I’m appalled that most of you have forgotten the WORKING MIDDLE CLASS WHO IS THE MAJORITY. AND IF YOU WOULD ATTEND SPORTING EVENTS, YOU WOULD KNOW MOST OF THE FAMILIES OF THESE PARTICIPANTS ARE NOT RICH. You have forgotten about single parents who are just above the “free/reduced line” who have to supplement their incomes with second jobs. I am one of “those” people. AND I’M A STATE EMPLOYEE OF 20 YEARS. I have two children, one of whom has already graduated and played multiple sports. My younger is middle school age. How dare you ignore the fact that for many children, who are of the working middle class, sports is the motivating factor for keeping their grades up. A sport may be the ONLY reason he/she chosen to remain in school! I supervise convicted felons for a living and most had no mentor, no band director, no debate team coach, and no sports to turn to as an outlet and motivation to BE MORE and DO MORE. For your information, we are fund-raised out and tapped out on equipment for our children to participate. Our booster clubs are doing the best possible, already, to fund these teams. And since when did you all forget this Pay to Play is not just for sports? It’s for the band and debate team-anything VHSL governed! Maybe the Governor’s School, which is for a select few, can do their own fundraisers…just a thought! Since the rest of us can practically consider fundraising as a second job these days. BLACKSBURG CITIZENS, IT’S TIME YOU ARE NOT THE ONLY VOICE HEARD IN THIS COUNTY! There are a few others called SHAWSVILLE, ELLISTON, RINER, AND another called CHRISTIANSBURG. WELCOME TO MONTGOMERY COUNTY!

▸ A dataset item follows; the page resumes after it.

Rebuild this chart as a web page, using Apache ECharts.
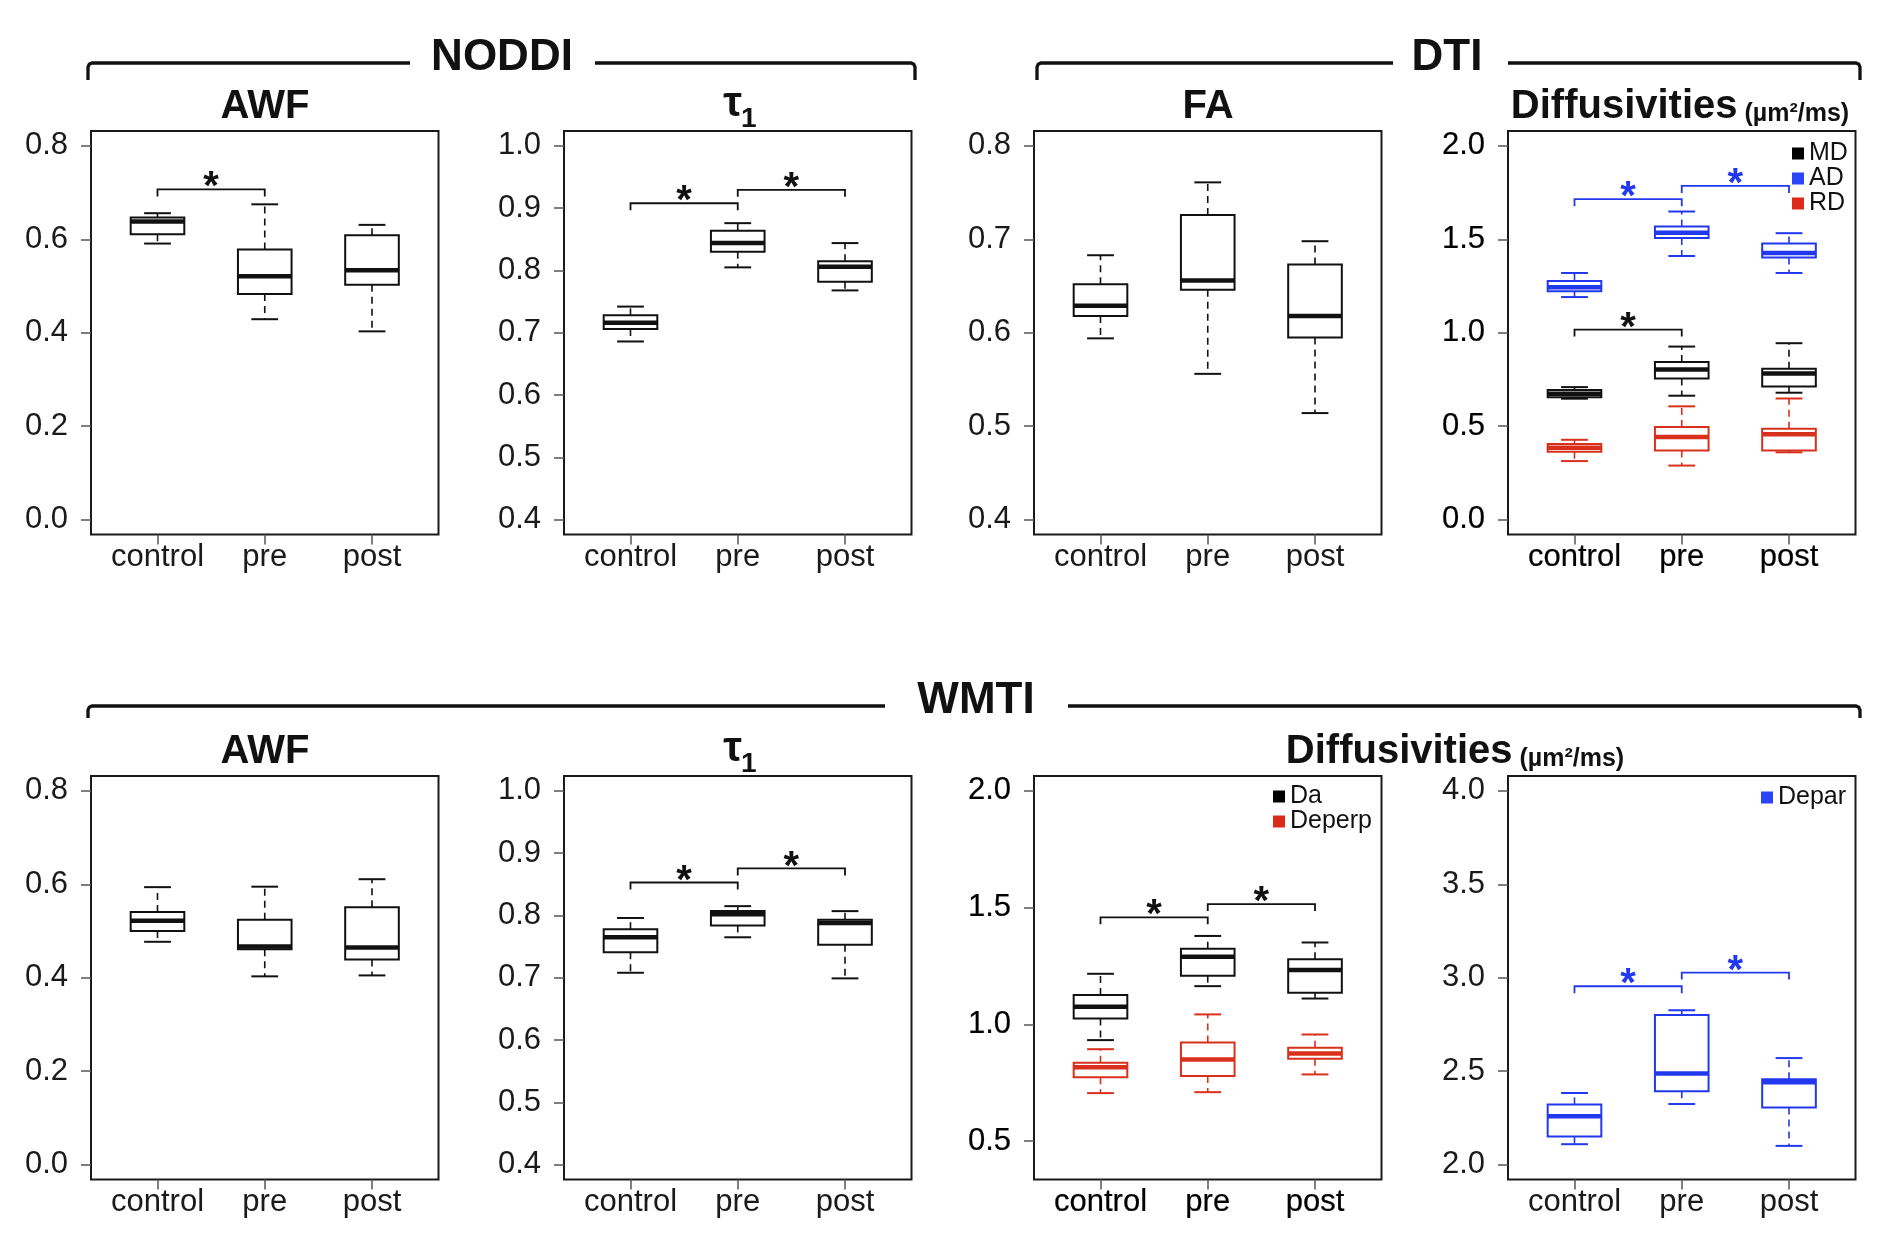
<!DOCTYPE html>
<html>
<head>
<meta charset="utf-8">
<script src="https://cdn.jsdelivr.net/npm/echarts@6/dist/echarts.min.js"></script>
<style>html,body{margin:0;padding:0;background:#fff}#chart{width:1890px;height:1257px}</style>
</head>
<body>
<div id="chart"></div>
<script>
// ---------- data ----------
const categories = ['control', 'pre', 'post'];
// each box: [lower whisker, Q1, median, Q3, upper whisker]
const noddiAWF  = [[0.591, 0.611, 0.638, 0.647, 0.656], [0.429, 0.483, 0.521, 0.578, 0.675], [0.403, 0.503, 0.534, 0.609, 0.631]];
const noddiTau  = [[0.686, 0.706, 0.716, 0.728, 0.742], [0.805, 0.830, 0.844, 0.864, 0.876], [0.768, 0.782, 0.806, 0.815, 0.844]];
const dtiFA     = [[0.594, 0.618, 0.629, 0.652, 0.683], [0.556, 0.646, 0.656, 0.726, 0.761], [0.514, 0.595, 0.618, 0.673, 0.698]];
const dtiMD     = [[0.647, 0.655, 0.673, 0.693, 0.709], [0.663, 0.755, 0.803, 0.844, 0.926], [0.679, 0.712, 0.782, 0.807, 0.944]];
const dtiAD     = [[1.191, 1.222, 1.243, 1.277, 1.320], [1.411, 1.507, 1.535, 1.569, 1.649], [1.320, 1.403, 1.427, 1.478, 1.533]];
const dtiRD     = [[0.313, 0.363, 0.385, 0.404, 0.427], [0.289, 0.370, 0.442, 0.495, 0.606], [0.360, 0.370, 0.456, 0.486, 0.648]];
const wmtiAWF   = [[0.477, 0.500, 0.522, 0.541, 0.594], [0.403, 0.461, 0.467, 0.524, 0.595], [0.405, 0.439, 0.465, 0.551, 0.611]];
const wmtiTau   = [[0.708, 0.741, 0.765, 0.778, 0.796], [0.765, 0.784, 0.802, 0.807, 0.815], [0.699, 0.753, 0.788, 0.793, 0.807]];
const wmtiDa    = [[0.933, 1.026, 1.076, 1.126, 1.217], [1.164, 1.209, 1.290, 1.324, 1.379], [1.111, 1.136, 1.233, 1.279, 1.351]];
const wmtiDeperp= [[0.706, 0.774, 0.817, 0.836, 0.894], [0.710, 0.779, 0.850, 0.923, 1.043], [0.786, 0.853, 0.876, 0.900, 0.957]];
const wmtiDepar = [[2.109, 2.150, 2.258, 2.322, 2.383], [2.324, 2.392, 2.488, 2.801, 2.826], [2.100, 2.306, 2.440, 2.456, 2.570]];

// significance brackets: [from category (1-based), to category, bracket height]
const sigNoddiAWF = [[1, 2, 0.707]];
const sigNoddiTau = [[1, 2, 0.908], [2, 3, 0.9295]];
const sigDtiAD    = [[1, 2, 1.715], [2, 3, 1.786]];
const sigDtiMD    = [[1, 2, 1.017]];
const sigWmtiTau  = [[1, 2, 0.853], [2, 3, 0.8755]];
const sigWmtiDa   = [[1, 2, 1.4586], [2, 3, 1.5157]];
const sigWmtiDepar= [[1, 2, 2.9546], [2, 3, 3.0276]];

// y tick labels
const ticksAWF   = [0.0, 0.2, 0.4, 0.6, 0.8];
const ticksTau   = [0.4, 0.5, 0.6, 0.7, 0.8, 0.9, 1.0];
const ticksFA    = [0.4, 0.5, 0.6, 0.7, 0.8];
const ticksDtiD  = [0.0, 0.5, 1.0, 1.5, 2.0];
const ticksWmtiD = [0.5, 1.0, 1.5, 2.0];
const ticksDepar = [2.0, 2.5, 3.0, 3.5, 4.0];

// ---------- styling ----------
const BLACK = '#111111', BLUE = '#2238ee', RED = '#d8301c';
const FONT = '"Liberation Sans", Arial, Helvetica, sans-serif';

const ROW_TOP = [131, 776];
const COL_LEFT = [91, 564, 1034, 1508];
const PW = 347.5, PH = 403.5;

const panels = [
  {row:0, col:0, ylim:[0,0.8], ticks:ticksAWF, boxes:[{data:noddiAWF, color:BLACK}], sig:[{data:sigNoddiAWF, color:BLACK}]},
  {row:0, col:1, ylim:[0.4,1.0], ticks:ticksTau, boxes:[{data:noddiTau, color:BLACK}], sig:[{data:sigNoddiTau, color:BLACK}]},
  {row:0, col:2, ylim:[0.4,0.8], ticks:ticksFA, boxes:[{data:dtiFA, color:BLACK}], sig:[]},
  {row:0, col:3, ylim:[0,2.0], ticks:ticksDtiD, heavy:true,
    boxes:[{name:'MD', data:dtiMD, color:BLACK}, {name:'AD', data:dtiAD, color:BLUE}, {name:'RD', data:dtiRD, color:RED}],
    sig:[{data:sigDtiAD, color:BLUE}, {data:sigDtiMD, color:BLACK}]},
  {row:1, col:0, ylim:[0,0.8], ticks:ticksAWF, boxes:[{data:wmtiAWF, color:BLACK}], sig:[]},
  {row:1, col:1, ylim:[0.4,1.0], ticks:ticksTau, boxes:[{data:wmtiTau, color:BLACK}], sig:[{data:sigWmtiTau, color:BLACK}]},
  {row:1, col:2, ylim:[0.4,2.0], ticks:ticksWmtiD, heavy:true,
    boxes:[{name:'Da', data:wmtiDa, color:BLACK}, {name:'Deperp', data:wmtiDeperp, color:RED}],
    sig:[{data:sigWmtiDa, color:BLACK}]},
  {row:1, col:3, ylim:[2.0,4.0], ticks:ticksDepar,
    boxes:[{name:'Depar', data:wmtiDepar, color:BLUE}], sig:[{data:sigWmtiDepar, color:BLUE}]}
];

function boxRender(color) {
  return function (params, api) {
    const x = api.value(0);
    const lo = api.coord([x, api.value(1)]);
    const q1 = api.coord([x, api.value(2)]);
    const md = api.coord([x, api.value(3)]);
    const q3 = api.coord([x, api.value(4)]);
    const hi = api.coord([x, api.value(5)]);
    const bw = api.size([0.5, 0])[0];
    const hw = bw / 2, cw = bw / 4, cx = lo[0];
    const dash = {stroke: color, lineWidth: 1.6, lineDash: [7, 5], fill: null};
    const solid = {stroke: color, lineWidth: 2, fill: null};
    return {type: 'group', children: [
      {type: 'line', shape: {x1: cx, y1: q3[1], x2: cx, y2: hi[1]}, style: dash},
      {type: 'line', shape: {x1: cx, y1: q1[1], x2: cx, y2: lo[1]}, style: dash},
      {type: 'line', shape: {x1: cx - cw, y1: hi[1], x2: cx + cw, y2: hi[1]}, style: solid},
      {type: 'line', shape: {x1: cx - cw, y1: lo[1], x2: cx + cw, y2: lo[1]}, style: solid},
      {type: 'rect', shape: {x: cx - hw, y: q3[1], width: bw, height: q1[1] - q3[1]}, style: {stroke: color, lineWidth: 2, fill: 'none'}},
      {type: 'line', shape: {x1: cx - hw, y1: md[1], x2: cx + hw, y2: md[1]}, style: {stroke: color, lineWidth: 4.5, fill: null}}
    ]};
  };
}

function sigRender(color) {
  return function (params, api) {
    const a = api.coord([api.value(0), api.value(2)]);
    const b = api.coord([api.value(1), api.value(2)]);
    return {type: 'group', children: [
      {type: 'polyline', shape: {points: [[a[0], a[1] + 7], [a[0], a[1]], [b[0], b[1]], [b[0], b[1] + 7]]},
        style: {stroke: color, lineWidth: 1.8, fill: null}},
      {type: 'text', x: (a[0] + b[0]) / 2, y: a[1] - 1,
        style: {text: '*', fill: color, font: 'bold 40px ' + FONT, align: 'center', verticalAlign: 'middle'}}
    ]};
  };
}

const grid = [], xAxis = [], yAxis = [], series = [], legend = [];
panels.forEach((p, i) => {
  const span = p.ylim[1] - p.ylim[0];
  grid.push({left: COL_LEFT[p.col], top: ROW_TOP[p.row], width: PW, height: PH,
    show: true, borderColor: '#1a1a1a', borderWidth: 2, backgroundColor: 'transparent', containLabel: false});
  const labelExtra = p.heavy ? {textBorderColor: '#000', textBorderWidth: 0.2, color: '#000'} : {color: '#1a1a1a'};
  xAxis.push({type: 'value', gridIndex: i, min: 0.38, max: 3.62, position: 'bottom',
    axisLine: {show: false, onZero: false}, splitLine: {show: false},
    axisTick: {show: true, customValues: [1, 2, 3], length: 10, lineStyle: {color: '#555', width: 1.5}},
    axisLabel: Object.assign({show: true, customValues: [1, 2, 3], margin: 7, fontSize: 31, fontFamily: FONT,
      formatter: v => categories[Math.round(v) - 1]}, labelExtra)});
  yAxis.push({type: 'value', gridIndex: i, min: p.ylim[0] - 0.04 * span, max: p.ylim[1] + 0.04 * span, position: 'left',
    axisLine: {show: false, onZero: false}, splitLine: {show: false},
    axisTick: {show: true, customValues: p.ticks, length: 10, lineStyle: {color: '#555', width: 1.5}},
    axisLabel: Object.assign({show: true, customValues: p.ticks, margin: 23, fontSize: 31, fontFamily: FONT,
      formatter: v => v.toFixed(1)}, labelExtra)});
  p.boxes.forEach(b => {
    series.push({type: 'custom', name: b.name || ('box' + i), xAxisIndex: i, yAxisIndex: i,
      itemStyle: {color: b.color}, renderItem: boxRender(b.color), clip: false, silent: true,
      encode: {x: 0, y: [1, 2, 3, 4, 5]},
      data: b.data.map((d, k) => [k + 1].concat(d))});
  });
  p.sig.forEach(s => {
    series.push({type: 'custom', name: 'sig' + i + s.color, xAxisIndex: i, yAxisIndex: i,
      renderItem: sigRender(s.color), clip: false, silent: true,
      encode: {x: [0, 1], y: 2}, data: s.data});
  });
});

const legendBase = {orient: 'vertical', icon: 'rect', itemWidth: 12, itemHeight: 12, itemGap: 0, padding: 0,
  selectedMode: false, textStyle: {fontSize: 25, fontFamily: FONT, color: '#111', padding: 0}};
legend.push(Object.assign({}, legendBase, {left: 1792, top: 141,
  textStyle: Object.assign({}, legendBase.textStyle, {lineHeight: 21}),
  data: [{name: 'MD', itemStyle: {color: '#000'}}, {name: 'AD', itemStyle: {color: '#2a45f5'}}, {name: 'RD', itemStyle: {color: '#dd2a18'}}]}));
legend.push(Object.assign({}, legendBase, {left: 1273, top: 784,
  textStyle: Object.assign({}, legendBase.textStyle, {lineHeight: 24}),
  data: [{name: 'Da', itemStyle: {color: '#000'}}, {name: 'Deperp', itemStyle: {color: '#dd2a18'}}]}));
legend.push(Object.assign({}, legendBase, {left: 1761, top: 785,
  textStyle: Object.assign({}, legendBase.textStyle, {lineHeight: 24}),
  data: [{name: 'Depar', itemStyle: {color: '#2a45f5'}}]}));

// ---------- headings & group brackets ----------
const HEAD = 'bold 44px ' + FONT, TITLE = 'bold 40px ' + FONT;
function txt(text, x, y, font, align) {
  return {type: 'text', x: x, y: y, silent: true,
    style: {text: text, font: font, fill: '#111', align: align || 'center', verticalAlign: 'middle'}};
}
function richTitle(x, y) {
  return {type: 'text', x: x, y: y, silent: true,
    style: {text: '{a|Diffusivities}{b| (µm²/ms)}', align: 'center', verticalAlign: 'middle', fill: '#111',
      rich: {a: {font: 'bold 40px ' + FONT, fill: '#111', verticalAlign: 'bottom', lineHeight: 40},
             b: {font: 'bold 25px ' + FONT, fill: '#111', verticalAlign: 'bottom', lineHeight: 25}}}};
}
// bracket: left or right corner going down
function bracket(x1, x2, y, yEnd, side) {
  const pts = side === 'left'
    ? [[x1, yEnd], [x1, y + 4], [x1 + 1.2, y + 1.2], [x1 + 4, y], [x2, y]]
    : [[x1, y], [x2 - 4, y], [x2 - 1.2, y + 1.2], [x2, y + 4], [x2, yEnd]];
  return {type: 'polyline', silent: true, shape: {points: pts}, style: {stroke: '#111', lineWidth: 3.3, fill: null}};
}
const graphic = [
  bracket(88, 410, 63, 80, 'left'),
  bracket(595, 915, 63, 80, 'right'),
  bracket(1037, 1393, 63, 80, 'left'),
  bracket(1508, 1860, 63, 80, 'right'),
  bracket(88, 885, 706, 718, 'left'),
  bracket(1068, 1860, 706, 718, 'right'),
  txt('NODDI', 502, 58, HEAD),
  txt('DTI', 1447, 58, HEAD),
  txt('WMTI', 976, 701, HEAD),
  txt('AWF', 265, 107, TITLE),
  txt('τ', 742, 104.5, 'bold 42px ' + FONT, 'right'),
  txt('1', 741, 119.5, 'bold 28px ' + FONT, 'left'),
  txt('FA', 1208, 107, TITLE),
  richTitle(1680, 107),
  txt('AWF', 265, 752, TITLE),
  txt('τ', 742, 749.5, 'bold 42px ' + FONT, 'right'),
  txt('1', 741, 764.5, 'bold 28px ' + FONT, 'left'),
  richTitle(1455, 752)
];

const chart = echarts.init(document.getElementById('chart'), null, {renderer: 'canvas'});
chart.setOption({animation: false, backgroundColor: '#fff', grid, xAxis, yAxis, series, legend, graphic});
</script>
</body>
</html>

Leigh, while your passion is compelling, you are off-the-mark on a few things. Schools require only a “Take 5, Pass 5″ standard for student athletes. This means, for instance, at BHS, students only need to pass five of the seven classes in which they are enrolled, and “passing” means maintaining a minimum 59.5% average. This hardly qualifies as “the motivating factor for keeping their grades up.”
And as for your mini-diatribe against the citizens of Blacksburg…that has been demonstrated to be so much garbage in so many ways, it’s hardly worth replying but: Why are there new two new schools in Shawsville, one new elementary in Riner with a new high school and a revamped school for the middle schoolers on the way, and a new middle school in Christiansburg? Oh, is it because B’burg is the “only voice heard in this county?” NO. Is that why the School Board bent over backward in the face of the Riner Whiners complaining about temporarily relocating Auburn Middle School students? NO.
Get off your high horse. Good day to you.